Oh, man. My partner used to work at Used Kids in the 1990s and when we went back there, over a decade after he left Columbus, the employees circled around me like sharks, making sure I was good enough for their boy. The store and the staff truly had that dysfunctional/grungy family vibe that to me is 100% Ohio and 100% real. Even if I hadn't known it when I walked inside, I would have left knowing it was an institution because that place was truly all about the music.
posted by mynameisluka at 1:49 PM on August 7, 2016 [4 favorites]

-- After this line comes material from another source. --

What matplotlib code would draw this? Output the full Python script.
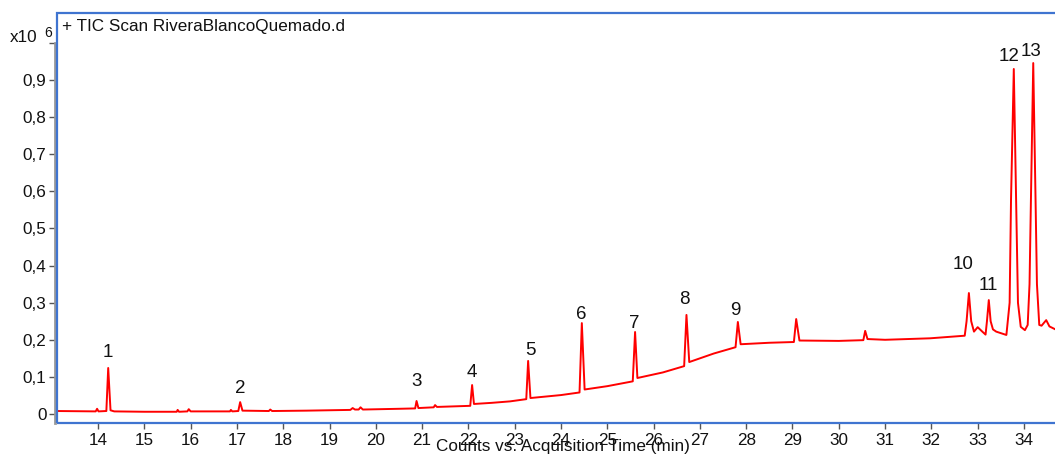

The biggest problem I have with record stores is that it's increasingly difficult for me to walk into a store and actually buy the thing I wanted to buy. Nice to see Used Kids gets it to an extent (though the Pitchfork story using Spoon's back catalogue as an example of this doesn't fill me with hope).

Of course, the second biggest problem I have with record stores is that vinyl is king and CDs are dead, and bully on you if you even think to ask about the latter anymore. I get the whole "tactile experience" and "rich sound" arguments, but listen, I can't archive that shit on my computer and put it on my phone. Sell me vinyl via Bandcamp, where I'm guaranteed to get FLAC files as well? I will give you all the money. Sell me vinyl with a piece of paper inside that probably connects to some shitty website with mistagged MP3 files in a ZIP archive that you can only download once and then the code expires, and also I don't get to know until after I crack the thing open? You can keep your "tactile experience," thanks, I'll continue to rip stuff off CDs.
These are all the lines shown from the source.